关于大龙邮票的设计者,在查阅史籍过程中似乎也有了新的线索。《北京工业志·印刷志》记述:
中国第一套邮票,是1878年7月由清海关邮政局在天津发行的“大龙邮票”,共3枚。是在清海关邮政局主持下,由中国老技师“样子李”承担设计绘制,以“九宫格”边框和五爪团花大龙为主图案,形成云龙戏珠图。
由于书中没有提供资料出处,让人无从知晓这种说法的来源,也就无法判断其价值。上引文中“清海关邮政局”的说法有误,当年并无此种机构。当年海关试办邮政,由德璀琳主持,其1877年在上海筹备巴黎世博会参展事宜,曾向赫德呈交“各种邮票图案”。德璀琳应该雇有中国工匠,负责展品画样(即设计)和制作,很有可能他们中的一人,奉命提供了富有中国文化特色的邮票画稿。1937年出版的海关文件集有一条注释,称大龙邮票由一名中国画家设计。“中国老技师‘样子李’”的说法,与此似乎出入不大。
赵岳这部译作,也使人想到在海外搜寻中国邮政和邮票资料的必要性。由于特殊的历史环境,记录中国近代重要人物和事件的文献,许多保留在海外的档案馆、博物馆和图书馆。譬如太平天国的印刷品,因清廷大批销毁,中国本土几乎荡然无存。20世纪30年代,学者萧一山和王重民相继公派出国考察,在大英博物馆东方部等处搜集到一批太平天国官书,回国后整理出版,使研究者得以目睹珍贵文献,从而大大推动了研究进展。当时人们以为,收藏在英国的太平天国文献差不多已搜罗殆尽。然而,1984年,学者王庆成还是在大英图书馆发现了太平天国刊刻的《天兄圣旨》和《天父圣旨》,对研究太平天国早期历史极为重要,而这两份文献,以前几乎无人知晓。之所以说这些似乎不相干的话题,是希望在伦敦某个收藏单位的柜子里,还静静地躺着关于中国邮票的重要资料,等待我们去唤醒。
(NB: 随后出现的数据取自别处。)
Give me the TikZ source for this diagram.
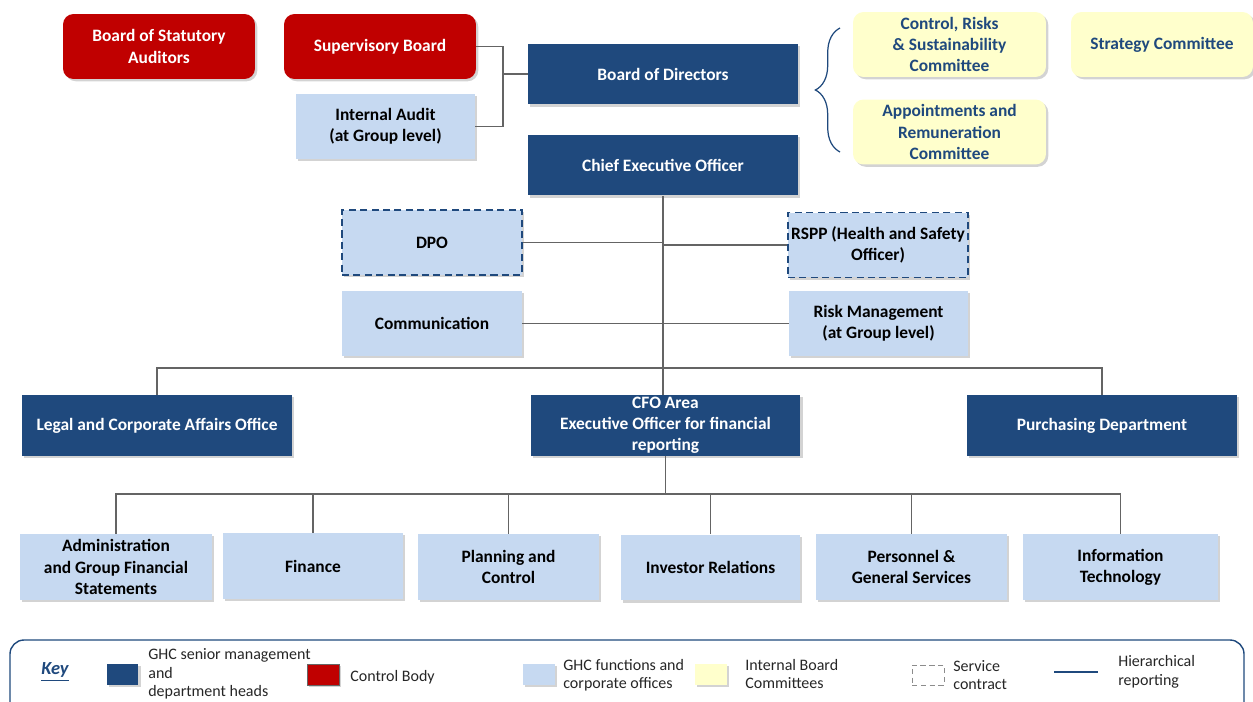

时值大龙邮票问世140周年,赵岳译著的《德纳罗密档—1877年中国海关筹印邮票之秘辛》可以说是一份最好的生日礼物。希望更多的有心人关注这个领域,搜集更多的资料,特别是档案资料和历史文献,建构更为深入、具体和准确的邮史叙述框架。毕竟中国自己的邮票,最终还要由中国人自己完成其历史书写。